- Records provided

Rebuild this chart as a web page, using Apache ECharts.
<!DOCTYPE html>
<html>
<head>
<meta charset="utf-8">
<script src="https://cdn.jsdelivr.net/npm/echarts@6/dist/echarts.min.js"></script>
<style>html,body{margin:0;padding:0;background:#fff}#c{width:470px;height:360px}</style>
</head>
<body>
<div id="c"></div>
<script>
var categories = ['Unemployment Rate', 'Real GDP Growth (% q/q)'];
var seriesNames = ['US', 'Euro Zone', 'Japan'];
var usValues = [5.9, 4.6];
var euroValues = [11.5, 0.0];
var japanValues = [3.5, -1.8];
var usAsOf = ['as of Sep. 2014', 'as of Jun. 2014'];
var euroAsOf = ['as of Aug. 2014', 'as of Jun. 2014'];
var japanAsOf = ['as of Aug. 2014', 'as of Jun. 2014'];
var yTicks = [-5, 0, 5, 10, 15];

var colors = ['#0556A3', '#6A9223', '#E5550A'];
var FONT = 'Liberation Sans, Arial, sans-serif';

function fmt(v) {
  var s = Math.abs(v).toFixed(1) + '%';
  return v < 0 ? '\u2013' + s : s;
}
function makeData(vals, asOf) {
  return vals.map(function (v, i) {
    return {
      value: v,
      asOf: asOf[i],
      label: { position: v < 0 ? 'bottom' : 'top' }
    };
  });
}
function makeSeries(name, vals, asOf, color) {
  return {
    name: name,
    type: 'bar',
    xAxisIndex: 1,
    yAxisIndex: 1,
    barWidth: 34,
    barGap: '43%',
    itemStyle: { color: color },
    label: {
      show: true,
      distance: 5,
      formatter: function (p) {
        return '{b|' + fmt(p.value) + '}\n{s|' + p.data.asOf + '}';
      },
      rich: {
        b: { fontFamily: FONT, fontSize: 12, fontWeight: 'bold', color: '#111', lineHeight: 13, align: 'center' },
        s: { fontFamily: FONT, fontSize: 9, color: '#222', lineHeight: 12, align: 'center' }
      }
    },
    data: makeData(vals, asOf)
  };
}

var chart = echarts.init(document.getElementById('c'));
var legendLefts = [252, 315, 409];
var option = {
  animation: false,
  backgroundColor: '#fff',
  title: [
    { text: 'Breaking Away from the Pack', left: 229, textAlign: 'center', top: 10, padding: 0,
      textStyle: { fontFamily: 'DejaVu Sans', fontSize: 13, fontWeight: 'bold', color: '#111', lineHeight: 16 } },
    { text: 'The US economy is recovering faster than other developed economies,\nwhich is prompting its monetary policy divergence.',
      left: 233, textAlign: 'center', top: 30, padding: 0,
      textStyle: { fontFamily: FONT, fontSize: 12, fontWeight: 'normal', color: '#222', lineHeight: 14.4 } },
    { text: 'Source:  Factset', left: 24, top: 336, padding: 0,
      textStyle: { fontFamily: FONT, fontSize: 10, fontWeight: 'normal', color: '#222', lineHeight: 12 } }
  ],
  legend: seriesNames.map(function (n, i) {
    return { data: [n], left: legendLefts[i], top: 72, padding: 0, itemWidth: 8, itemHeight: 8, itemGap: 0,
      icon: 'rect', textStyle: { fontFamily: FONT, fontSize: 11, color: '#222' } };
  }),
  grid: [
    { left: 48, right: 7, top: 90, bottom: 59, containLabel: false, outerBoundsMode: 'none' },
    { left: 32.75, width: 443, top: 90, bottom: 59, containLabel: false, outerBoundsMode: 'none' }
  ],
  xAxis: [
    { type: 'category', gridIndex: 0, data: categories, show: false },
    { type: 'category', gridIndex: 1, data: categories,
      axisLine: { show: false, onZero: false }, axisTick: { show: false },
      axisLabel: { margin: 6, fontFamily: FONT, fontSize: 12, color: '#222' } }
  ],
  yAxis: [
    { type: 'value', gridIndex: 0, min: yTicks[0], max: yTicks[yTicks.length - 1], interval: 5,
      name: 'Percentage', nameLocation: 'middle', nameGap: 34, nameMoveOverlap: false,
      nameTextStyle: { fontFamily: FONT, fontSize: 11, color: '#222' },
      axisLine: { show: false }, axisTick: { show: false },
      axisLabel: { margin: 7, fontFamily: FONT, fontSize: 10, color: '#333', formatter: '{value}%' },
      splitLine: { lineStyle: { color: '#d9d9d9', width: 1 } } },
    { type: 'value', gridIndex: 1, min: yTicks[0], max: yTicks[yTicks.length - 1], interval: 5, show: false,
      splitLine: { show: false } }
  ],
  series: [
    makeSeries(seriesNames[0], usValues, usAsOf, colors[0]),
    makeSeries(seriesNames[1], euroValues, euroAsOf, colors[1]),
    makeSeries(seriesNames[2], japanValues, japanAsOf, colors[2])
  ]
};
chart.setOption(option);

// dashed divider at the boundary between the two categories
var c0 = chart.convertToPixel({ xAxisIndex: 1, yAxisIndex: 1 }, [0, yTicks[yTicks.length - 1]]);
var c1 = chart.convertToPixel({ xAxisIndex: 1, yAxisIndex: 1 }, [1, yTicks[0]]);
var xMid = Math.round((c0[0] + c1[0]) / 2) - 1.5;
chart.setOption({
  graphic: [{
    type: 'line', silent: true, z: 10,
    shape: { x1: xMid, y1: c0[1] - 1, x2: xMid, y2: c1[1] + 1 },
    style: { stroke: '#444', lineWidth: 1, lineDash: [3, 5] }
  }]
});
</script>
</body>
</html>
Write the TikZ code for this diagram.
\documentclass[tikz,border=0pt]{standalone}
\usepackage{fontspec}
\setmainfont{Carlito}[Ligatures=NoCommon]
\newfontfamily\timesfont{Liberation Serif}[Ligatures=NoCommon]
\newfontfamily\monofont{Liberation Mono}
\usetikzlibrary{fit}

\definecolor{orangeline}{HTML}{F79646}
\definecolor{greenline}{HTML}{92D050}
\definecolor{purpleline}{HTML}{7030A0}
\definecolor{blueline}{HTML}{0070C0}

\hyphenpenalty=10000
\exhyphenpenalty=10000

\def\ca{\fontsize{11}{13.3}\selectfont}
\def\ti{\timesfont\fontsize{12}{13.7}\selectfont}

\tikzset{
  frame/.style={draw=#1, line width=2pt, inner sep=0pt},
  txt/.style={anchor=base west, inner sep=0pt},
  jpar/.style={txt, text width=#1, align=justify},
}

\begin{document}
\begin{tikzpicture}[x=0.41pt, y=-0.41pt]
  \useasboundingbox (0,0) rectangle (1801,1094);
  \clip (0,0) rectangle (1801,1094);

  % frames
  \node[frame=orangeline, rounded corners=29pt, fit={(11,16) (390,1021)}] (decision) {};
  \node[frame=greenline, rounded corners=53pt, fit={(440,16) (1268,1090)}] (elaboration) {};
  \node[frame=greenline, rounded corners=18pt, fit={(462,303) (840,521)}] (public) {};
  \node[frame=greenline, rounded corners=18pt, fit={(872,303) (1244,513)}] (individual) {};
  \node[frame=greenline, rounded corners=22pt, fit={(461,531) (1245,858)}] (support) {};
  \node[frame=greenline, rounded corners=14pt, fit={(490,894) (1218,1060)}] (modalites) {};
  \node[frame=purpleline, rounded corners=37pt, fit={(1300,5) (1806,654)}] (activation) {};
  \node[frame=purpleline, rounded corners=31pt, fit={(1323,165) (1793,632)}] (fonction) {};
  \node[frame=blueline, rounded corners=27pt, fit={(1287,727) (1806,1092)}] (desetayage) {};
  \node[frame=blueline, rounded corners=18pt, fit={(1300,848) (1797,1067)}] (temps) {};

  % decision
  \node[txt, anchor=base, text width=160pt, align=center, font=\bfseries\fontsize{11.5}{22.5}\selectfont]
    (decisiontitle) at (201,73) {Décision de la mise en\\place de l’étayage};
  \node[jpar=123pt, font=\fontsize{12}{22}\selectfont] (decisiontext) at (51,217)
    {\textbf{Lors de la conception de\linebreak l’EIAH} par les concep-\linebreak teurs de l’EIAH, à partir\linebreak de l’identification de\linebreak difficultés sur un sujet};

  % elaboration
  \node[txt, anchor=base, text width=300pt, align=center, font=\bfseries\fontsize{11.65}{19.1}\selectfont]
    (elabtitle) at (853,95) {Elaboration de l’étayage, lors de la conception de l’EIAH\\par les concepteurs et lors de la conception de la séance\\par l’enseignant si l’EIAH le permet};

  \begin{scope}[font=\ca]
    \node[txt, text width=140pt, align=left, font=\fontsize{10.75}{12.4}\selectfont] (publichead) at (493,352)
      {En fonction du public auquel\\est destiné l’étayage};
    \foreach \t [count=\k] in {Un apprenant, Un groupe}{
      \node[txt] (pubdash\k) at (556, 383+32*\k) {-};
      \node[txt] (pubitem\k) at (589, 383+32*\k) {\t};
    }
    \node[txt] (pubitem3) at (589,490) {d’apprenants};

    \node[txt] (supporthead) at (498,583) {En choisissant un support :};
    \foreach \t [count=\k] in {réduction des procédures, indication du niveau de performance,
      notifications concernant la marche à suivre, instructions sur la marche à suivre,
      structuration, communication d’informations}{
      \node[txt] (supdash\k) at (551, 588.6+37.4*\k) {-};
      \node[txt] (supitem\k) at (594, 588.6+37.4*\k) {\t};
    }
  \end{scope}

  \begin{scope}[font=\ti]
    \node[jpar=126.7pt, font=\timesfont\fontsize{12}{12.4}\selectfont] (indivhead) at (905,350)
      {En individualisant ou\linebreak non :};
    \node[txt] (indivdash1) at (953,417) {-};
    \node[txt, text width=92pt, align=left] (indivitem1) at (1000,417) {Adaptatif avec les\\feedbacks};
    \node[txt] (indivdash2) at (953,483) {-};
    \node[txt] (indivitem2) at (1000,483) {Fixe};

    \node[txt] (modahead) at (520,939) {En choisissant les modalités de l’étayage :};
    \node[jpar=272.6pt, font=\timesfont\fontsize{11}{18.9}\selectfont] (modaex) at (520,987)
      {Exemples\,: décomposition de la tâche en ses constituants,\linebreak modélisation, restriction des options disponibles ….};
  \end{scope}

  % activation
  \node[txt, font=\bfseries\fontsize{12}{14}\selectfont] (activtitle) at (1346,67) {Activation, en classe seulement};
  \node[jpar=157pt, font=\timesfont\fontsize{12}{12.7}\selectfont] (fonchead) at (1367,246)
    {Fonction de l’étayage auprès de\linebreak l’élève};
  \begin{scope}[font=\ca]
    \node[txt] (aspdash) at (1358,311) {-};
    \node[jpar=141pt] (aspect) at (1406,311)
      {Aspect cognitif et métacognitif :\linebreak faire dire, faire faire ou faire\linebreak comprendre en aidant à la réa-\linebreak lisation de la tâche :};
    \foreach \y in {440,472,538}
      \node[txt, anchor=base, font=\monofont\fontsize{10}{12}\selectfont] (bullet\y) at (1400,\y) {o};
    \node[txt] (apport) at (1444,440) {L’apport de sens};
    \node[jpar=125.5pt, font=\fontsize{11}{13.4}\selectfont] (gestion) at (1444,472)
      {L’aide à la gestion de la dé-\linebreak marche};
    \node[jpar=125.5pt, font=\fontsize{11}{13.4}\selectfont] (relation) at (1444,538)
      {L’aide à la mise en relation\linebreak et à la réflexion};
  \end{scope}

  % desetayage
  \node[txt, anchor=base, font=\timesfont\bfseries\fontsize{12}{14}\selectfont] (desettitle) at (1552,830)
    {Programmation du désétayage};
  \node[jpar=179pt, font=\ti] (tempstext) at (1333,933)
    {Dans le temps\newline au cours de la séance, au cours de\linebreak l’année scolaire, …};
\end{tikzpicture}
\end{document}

- Instructions for the task
From the first line above through the line that contains "var FONT = 'Liberation", quote each line exactly. Output nothing more.

- Output of the task
Rebuild this chart as a web page, using Apache ECharts.
<!DOCTYPE html>
<html>
<head>
<meta charset="utf-8">
<script src="https://cdn.jsdelivr.net/npm/echarts@6/dist/echarts.min.js"></script>
<style>html,body{margin:0;padding:0;background:#fff}#c{width:470px;height:360px}</style>
</head>
<body>
<div id="c"></div>
<script>
var categories = ['Unemployment Rate', 'Real GDP Growth (% q/q)'];
var seriesNames = ['US', 'Euro Zone', 'Japan'];
var usValues = [5.9, 4.6];
var euroValues = [11.5, 0.0];
var japanValues = [3.5, -1.8];
var usAsOf = ['as of Sep. 2014', 'as of Jun. 2014'];
var euroAsOf = ['as of Aug. 2014', 'as of Jun. 2014'];
var japanAsOf = ['as of Aug. 2014', 'as of Jun. 2014'];
var yTicks = [-5, 0, 5, 10, 15];

var colors = ['#0556A3', '#6A9223', '#E5550A'];
var FONT = 'Liberation Sans, Arial, sans-serif';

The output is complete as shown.